The Washington Times - November 8, 2012, 09:25PM

INDIAN WELLS, Calif. — The Washington Nationals have been in touch with the agents for left-handed relievers Sean Burnett and Michael Gonzalez and are interested in bringing both pitchers back for the 2013 season as part of beefing up what they feel is already a strong bullpen.

“I like the bullpen where we’re at right now,” Rizzo said, noting that acquiring at least one more left-handed is certainly on their to-do list this offseason. Burnett and Gonzlez posted strong seasons for the Nationals in 2012 and were well-liked teammates. 

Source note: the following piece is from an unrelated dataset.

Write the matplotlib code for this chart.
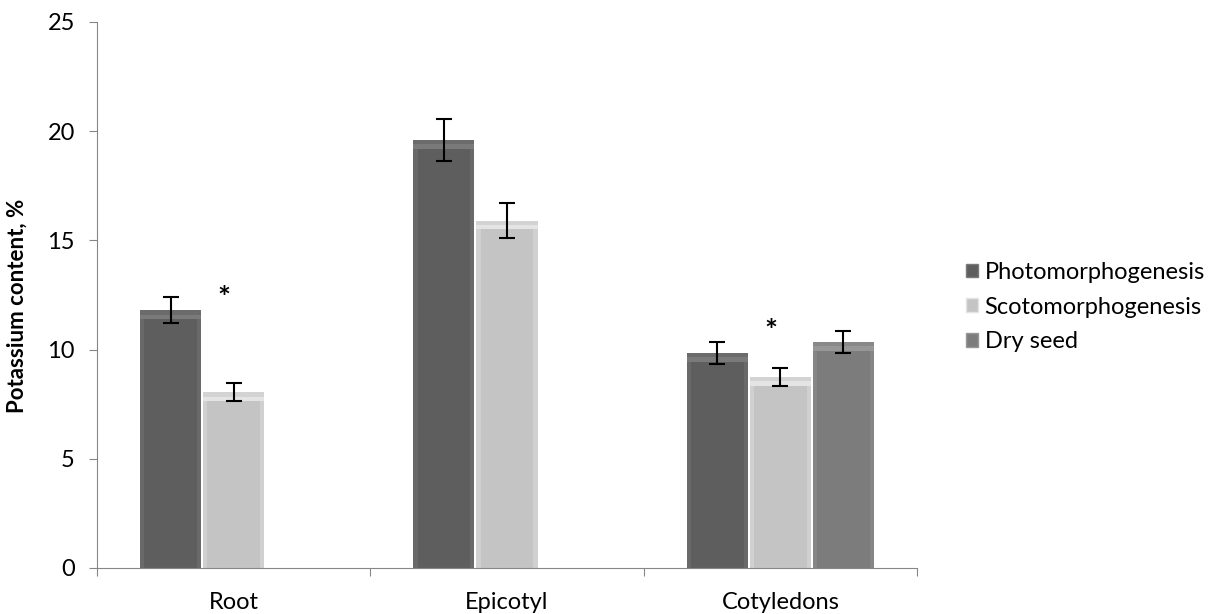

Both figure to also receive a good deal of interest on the open market. Burnett recently declined his $3.5 million option for the 2013 season and became a free agent. He had a 2.38 ERA this season for the Nationals, pitching much of the second half of the season with a bone spur in his left elbow.

Gonzalez, too, put together a nice season after signing a minor league deal with the Nationals in early May. He had a 3.03 ERA and held left-handed batters to a .179 average. 

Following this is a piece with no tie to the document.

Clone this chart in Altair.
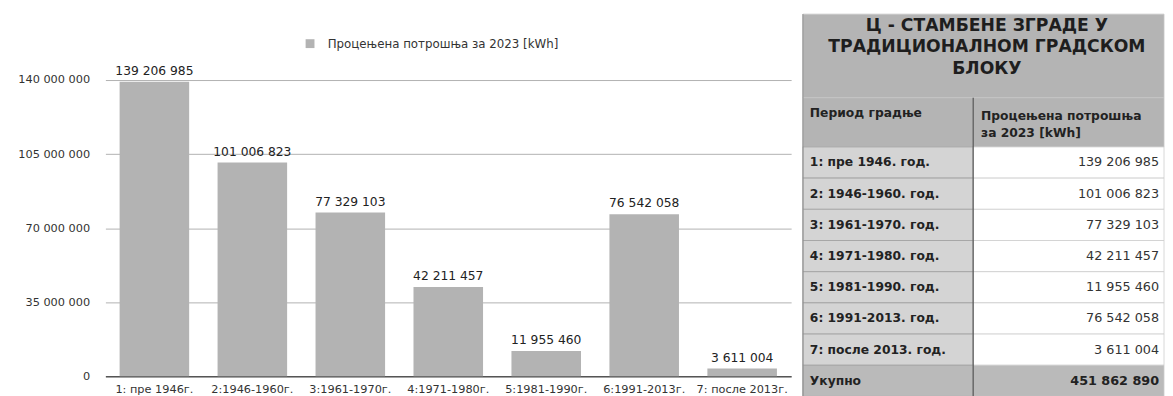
import altair as alt
import pandas as pd

# ---------------- data ----------------
categories = ["1: пре 1946г.", "2:1946-1960г.", "3:1961-1970г.", "4:1971-1980г.",
              "5:1981-1990г.", "6:1991-2013г.", "7: после 2013г."]
table_periods = ["1: пре 1946. год.", "2: 1946-1960. год.", "3: 1961-1970. год.",
                 "4: 1971-1980. год.", "5: 1981-1990. год.", "6: 1991-2013. год.",
                 "7: после 2013. год."]
values = [139206985, 101006823, 77329103, 42211457, 11955460, 76542058, 3611004]
series_name = "Процењена потрошња за 2023 [kWh]"
y_ticks = [0, 35000000, 70000000, 105000000, 140000000]
table_title = "Ц - СТАМБЕНЕ ЗГРАДЕ У\nТРАДИЦИОНАЛНОМ ГРАДСКОМ\nБЛОКУ"
header_left = "Период градње"
header_right = "Процењена потрошња\nза 2023 [kWh]"
total_label = "Укупно"


def fmt(v):
    return f"{v:,}".replace(",", " ")


# ---------------- style / layout ----------------
FONT = "DejaVu Sans"
BAR_COLOR = "#b3b3b3"
TITLE_BG = "#b4b4b4"
LABEL_BG = "#d4d4d4"
TOTAL_BG = "#bababa"

BAR_W, BAR_H = 697, 370
Y_MAX = 140000000 * BAR_H / 301.0

TW, TH = 367, 391
T_TOP, T_BOT, H_BOT, ROW_H, SPLIT = 2, 87, 137, 31.7, 173

# ---------------- bar chart ----------------
bar_df = pd.DataFrame({
    "period": categories,
    "value": values,
    "label": [fmt(v) for v in values],
    "series": [series_name] * len(values),
})

x_enc = alt.X("period:N", sort=categories,
              scale=alt.Scale(paddingInner=0.29, paddingOuter=0.145),
              axis=alt.Axis(title=None, labelAngle=0, ticks=False, labelPadding=8,
                            labelFontSize=11.5, labelColor="#333", domainColor="#555",
                            domainWidth=1.5, labelOverlap=False, grid=False))
y_enc = alt.Y("value:Q", scale=alt.Scale(domain=[0, Y_MAX], nice=False, zero=True),
              axis=alt.Axis(title=None, values=y_ticks, ticks=False, domain=False,
                            labelPadding=16, labelFontSize=11.5, labelColor="#333",
                            gridColor="#b0b0b0", gridWidth=1,
                            labelExpr="join(split(format(datum.value, ','), ','), ' ')"))

bars = alt.Chart(bar_df).mark_bar(color=BAR_COLOR).encode(
    x=x_enc, y=y_enc,
    color=alt.Color("series:N", scale=alt.Scale(range=[BAR_COLOR]),
                    legend=alt.Legend(title=None, orient="none", legendX=202, legendY=26,
                                      symbolType="square", symbolSize=81,
                                      symbolStrokeWidth=0, labelFontSize=12,
                                      labelOffset=12, labelColor="#333", labelLimit=0)),
)
bar_text = alt.Chart(bar_df).mark_text(baseline="bottom", dy=-4, fontSize=12.5,
                                       color="#222").encode(
    x=alt.X("period:N", sort=categories), y="value:Q", text="label:N")

bar_chart = alt.layer(bars, bar_text).properties(width=BAR_W, height=BAR_H)

# ---------------- table ----------------
cells = [dict(x=0, x2=TW, y=T_TOP, y2=T_BOT, fill=TITLE_BG, line="#c6c6c6"),
         dict(x=0, x2=SPLIT, y=T_BOT, y2=H_BOT, fill=TITLE_BG, line="#c6c6c6"),
         dict(x=SPLIT, x2=TW, y=T_BOT, y2=H_BOT, fill=TITLE_BG, line="#c6c6c6")]
row_labels = table_periods + [total_label]
row_values = [fmt(v) for v in values] + [fmt(sum(values))]
text_rows = []
for i, (lab, val) in enumerate(zip(row_labels, row_values)):
    y0 = H_BOT + i * ROW_H
    total = i == len(row_labels) - 1
    cells.append(dict(x=0, x2=SPLIT, y=y0, y2=y0 + ROW_H,
                      fill=TOTAL_BG if total else LABEL_BG, line="#a0a0a0"))
    cells.append(dict(x=SPLIT, x2=TW, y=y0, y2=y0 + ROW_H,
                      fill=TOTAL_BG if total else "#ffffff", line="#cdcdcd"))
    text_rows.append(dict(y=y0 + ROW_H / 2, label=lab, value=val,
                          total=1 if total else 0))
cells_df = pd.DataFrame(cells)
rows_df = pd.DataFrame(text_rows)

tx = alt.Scale(domain=[0, TW], nice=False, zero=False)
ty = alt.Scale(domain=[0, TH], nice=False, zero=False, reverse=True)

rects = alt.Chart(cells_df).mark_rect(strokeWidth=0.8).encode(
    x=alt.X("x:Q", scale=tx, axis=None), x2="x2:Q",
    y=alt.Y("y:Q", scale=ty, axis=None), y2="y2:Q",
    fill=alt.Fill("fill:N", scale=None),
    stroke=alt.Stroke("line:N", scale=None))

rules_df = pd.DataFrame([dict(x=SPLIT, y=T_BOT, y2=TH, c="#3a3a3a"),
                         dict(x=0, y=T_TOP, y2=TH, c="#8a8a8a")])
rules = alt.Chart(rules_df).mark_rule(strokeWidth=1).encode(
    x=alt.X("x:Q", scale=tx, axis=None),
    y=alt.Y("y:Q", scale=ty, axis=None), y2="y2:Q",
    color=alt.Color("c:N", scale=None))

title_df = pd.DataFrame([dict(x=187, y=14, t=table_title)])
title_txt = alt.Chart(title_df).mark_text(fontWeight="bold", fontSize=17.5,
                                          lineBreak="\n", lineHeight=22,
                                          align="center", baseline="middle",
                                          color="#1e1e1e").encode(
    x=alt.X("x:Q", scale=tx, axis=None), y=alt.Y("y:Q", scale=ty, axis=None), text="t:N")

hdr_df = pd.DataFrame([dict(x=7, y=103, t=header_left),
                       dict(x=SPLIT + 8, y=106, t=header_right)])
hdr_txt = alt.Chart(hdr_df).mark_text(fontWeight="bold", fontSize=12.5, lineBreak="\n",
                                      lineHeight=17, align="left", baseline="middle",
                                      color="#222").encode(
    x=alt.X("x:Q", scale=tx, axis=None), y=alt.Y("y:Q", scale=ty, axis=None), text="t:N")

lab_txt = alt.Chart(rows_df).mark_text(fontWeight="bold", fontSize=12.5, align="left",
                                       baseline="middle", color="#222", dx=7).encode(
    x=alt.X("x0:Q", scale=tx, axis=None), y=alt.Y("y:Q", scale=ty, axis=None),
    text="label:N").transform_calculate(x0="0")

val_txt = alt.Chart(rows_df).mark_text(fontSize=13, align="right", baseline="middle",
                                       color="#333", dx=-5).encode(
    x=alt.X("xr:Q", scale=tx, axis=None), y=alt.Y("y:Q", scale=ty, axis=None),
    text="value:N"
).transform_filter("datum.total == 0").transform_calculate(xr=str(TW))

tot_txt = alt.Chart(rows_df).mark_text(fontSize=13, fontWeight="bold", align="right",
                                       baseline="middle", color="#222", dx=-5).encode(
    x=alt.X("xr:Q", scale=tx, axis=None), y=alt.Y("y:Q", scale=ty, axis=None),
    text="value:N"
).transform_filter("datum.total == 1").transform_calculate(xr=str(TW))

table = alt.layer(rects, rules, title_txt, hdr_txt, lab_txt, val_txt, tot_txt).properties(
    width=TW, height=TH)

chart = alt.hconcat(bar_chart, table, spacing=10).properties(
    padding={"left": 9, "top": 0, "right": 0, "bottom": 0}
).configure(font=FONT).configure_view(stroke="transparent")

chart.save("out.html", embed_options={"renderer": "svg", "actions": False})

So while getting more left-handed balance is atop the Nationals’ list for the 2013 bullpen — with Tom Gorzelanny the only left-handed reliever under contract at this time — the Nationals are typically not closing themselves off from simply trying to better what is already a strong unit. 

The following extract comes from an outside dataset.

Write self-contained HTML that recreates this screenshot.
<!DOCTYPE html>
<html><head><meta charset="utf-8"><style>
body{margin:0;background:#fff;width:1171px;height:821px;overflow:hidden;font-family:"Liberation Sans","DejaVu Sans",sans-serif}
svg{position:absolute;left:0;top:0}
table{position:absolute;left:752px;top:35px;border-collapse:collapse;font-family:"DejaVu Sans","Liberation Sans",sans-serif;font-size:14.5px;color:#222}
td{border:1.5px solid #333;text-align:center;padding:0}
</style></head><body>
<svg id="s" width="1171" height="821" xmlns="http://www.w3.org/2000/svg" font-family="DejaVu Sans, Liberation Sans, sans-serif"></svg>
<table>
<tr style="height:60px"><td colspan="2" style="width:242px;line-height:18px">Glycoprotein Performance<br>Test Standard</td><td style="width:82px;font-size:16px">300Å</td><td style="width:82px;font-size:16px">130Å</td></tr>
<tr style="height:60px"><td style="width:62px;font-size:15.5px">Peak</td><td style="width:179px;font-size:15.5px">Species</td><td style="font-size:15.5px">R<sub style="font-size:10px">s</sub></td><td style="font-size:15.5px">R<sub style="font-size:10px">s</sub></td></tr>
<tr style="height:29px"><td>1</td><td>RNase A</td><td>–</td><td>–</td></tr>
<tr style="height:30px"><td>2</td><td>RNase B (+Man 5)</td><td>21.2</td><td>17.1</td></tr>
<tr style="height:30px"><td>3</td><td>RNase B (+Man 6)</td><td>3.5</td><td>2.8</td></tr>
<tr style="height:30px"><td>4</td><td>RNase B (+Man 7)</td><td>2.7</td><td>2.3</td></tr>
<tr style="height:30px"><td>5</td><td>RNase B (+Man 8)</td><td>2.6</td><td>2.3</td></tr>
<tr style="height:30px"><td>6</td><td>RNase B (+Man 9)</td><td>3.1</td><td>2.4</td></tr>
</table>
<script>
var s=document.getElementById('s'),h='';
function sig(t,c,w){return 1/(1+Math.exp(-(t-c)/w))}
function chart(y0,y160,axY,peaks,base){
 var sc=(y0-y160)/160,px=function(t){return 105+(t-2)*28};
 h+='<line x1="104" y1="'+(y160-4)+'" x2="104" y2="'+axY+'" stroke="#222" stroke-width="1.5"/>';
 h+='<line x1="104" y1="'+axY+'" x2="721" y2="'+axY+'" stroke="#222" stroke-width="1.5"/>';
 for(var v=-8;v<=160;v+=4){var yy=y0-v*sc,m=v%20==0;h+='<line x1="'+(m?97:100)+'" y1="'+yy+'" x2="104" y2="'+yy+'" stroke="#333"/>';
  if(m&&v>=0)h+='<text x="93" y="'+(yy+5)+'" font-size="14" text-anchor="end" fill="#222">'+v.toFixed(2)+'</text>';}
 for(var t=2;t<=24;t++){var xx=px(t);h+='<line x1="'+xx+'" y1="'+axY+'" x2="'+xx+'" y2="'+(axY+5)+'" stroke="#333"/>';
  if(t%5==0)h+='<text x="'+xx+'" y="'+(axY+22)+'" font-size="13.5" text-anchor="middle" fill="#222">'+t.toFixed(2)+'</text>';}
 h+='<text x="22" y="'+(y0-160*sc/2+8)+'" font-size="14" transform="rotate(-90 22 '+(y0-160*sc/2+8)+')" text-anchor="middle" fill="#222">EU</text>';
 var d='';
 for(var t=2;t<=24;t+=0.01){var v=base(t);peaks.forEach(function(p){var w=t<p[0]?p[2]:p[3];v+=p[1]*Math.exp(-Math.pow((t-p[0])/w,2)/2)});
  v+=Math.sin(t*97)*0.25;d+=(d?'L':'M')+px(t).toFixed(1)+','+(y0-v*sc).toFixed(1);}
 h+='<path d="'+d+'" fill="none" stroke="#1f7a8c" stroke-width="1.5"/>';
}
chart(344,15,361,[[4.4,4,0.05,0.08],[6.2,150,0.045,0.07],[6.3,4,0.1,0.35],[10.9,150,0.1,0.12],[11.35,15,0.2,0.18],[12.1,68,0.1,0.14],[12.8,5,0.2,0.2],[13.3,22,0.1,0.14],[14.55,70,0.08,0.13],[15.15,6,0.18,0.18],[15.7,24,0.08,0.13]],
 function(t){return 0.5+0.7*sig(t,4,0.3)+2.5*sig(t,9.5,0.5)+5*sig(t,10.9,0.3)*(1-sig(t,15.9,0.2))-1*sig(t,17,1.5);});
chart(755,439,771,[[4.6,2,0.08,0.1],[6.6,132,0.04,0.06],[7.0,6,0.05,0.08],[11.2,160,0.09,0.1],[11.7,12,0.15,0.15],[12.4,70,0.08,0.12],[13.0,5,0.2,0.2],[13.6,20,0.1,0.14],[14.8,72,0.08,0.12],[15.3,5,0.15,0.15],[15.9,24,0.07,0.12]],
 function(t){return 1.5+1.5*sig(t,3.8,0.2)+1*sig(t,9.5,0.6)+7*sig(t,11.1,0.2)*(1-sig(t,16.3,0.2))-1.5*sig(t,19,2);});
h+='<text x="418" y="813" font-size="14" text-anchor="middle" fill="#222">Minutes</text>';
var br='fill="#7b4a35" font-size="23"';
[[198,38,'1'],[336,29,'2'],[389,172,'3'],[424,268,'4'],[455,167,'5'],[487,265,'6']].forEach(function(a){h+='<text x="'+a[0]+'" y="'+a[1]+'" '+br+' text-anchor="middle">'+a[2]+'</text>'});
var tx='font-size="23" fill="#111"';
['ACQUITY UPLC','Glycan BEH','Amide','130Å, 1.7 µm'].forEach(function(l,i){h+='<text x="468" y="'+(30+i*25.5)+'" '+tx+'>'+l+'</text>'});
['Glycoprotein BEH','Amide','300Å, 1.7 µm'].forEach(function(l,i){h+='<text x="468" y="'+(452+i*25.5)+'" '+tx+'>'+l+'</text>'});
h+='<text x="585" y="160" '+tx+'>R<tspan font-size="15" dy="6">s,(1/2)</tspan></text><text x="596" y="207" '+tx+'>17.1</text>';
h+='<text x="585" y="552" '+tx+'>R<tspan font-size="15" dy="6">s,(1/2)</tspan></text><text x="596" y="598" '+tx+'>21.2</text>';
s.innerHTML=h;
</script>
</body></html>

“We’re fortunate in the fact that our righties get out lefties as good as most lefties get out lefties,” Rizzo said. 

Where the Nationals are particularly strong already is at the back-end of the bullpen. The Nationals figure to go into the 2013 season with Drew Storen closing, Tyler Clippard setting up for him and at least a mix of Ryan Mattheus, Craig Stammen and Henry Rodriguez serving in a seventh-inning set-up role.

The first four of those relievers put up strong 2012 seasons and Rodriguez’s rehab from August surgery to remove a bone chip and repair a bone spur in his right elbow is going extremely well, Rizzo said. The right-hander is expected to be fully healthy for spring training and the Nationals are expecting that’ll help them to see more of the power pitcher with tantalizing stuff and less of the one with control issues.

“The last game of the year he said he felt terrific,” Rizzo said. “Better than he has in a long time. Who knows how long he had that bone chip in there.”

So does all of that mean they’d be out of a market for someone like, say, Ryan Madson? Depends on the price, really. The former Phillies closer is a free agent again this offseason after missing all of the 2012 season following Tommy John surgery. He’s also, of course, a Scott Boras client who made $6 million on a one-year deal with the Reds in his first foray into free agency.

“It’s going to depend on the cost and what type of performer he is,” Rizzo said. “You have to balance what kind of performer he is and what the cost is with what your needs are.

“We feel good about the back end of the games. We feel really good with the seventh, eighth and ninth inning as is.”

When Madson last pitched it was as the closer for the Phillies, where he was 32 of 34 in save opportunities in the regular season and had one save in the playoffs. Boras said Thursday that the strongest interest in Madson thus far has been as a closer. “If not to fulfill, then to strongly participate in the closer role,” Boras said. 

That may not be the Nationals, but they’ll never be entirely opposed to adding talent that they feel would make them better if it’s at the right price. They won’t know that until Madson’s market develops a bit more. 

“You can never have enough power arms,” Rizzo said. “We like the fact that we’ve got Mattheus, Stammen, Clippard, Storen. We’re hoping to Henry’s going to be back and be the early Henry of this season. We like those right-handed options.

“But as we said (Wednesday) if we have a chance to upgrade with an impactful arm, we’ll certainly consider it if it fits for us.”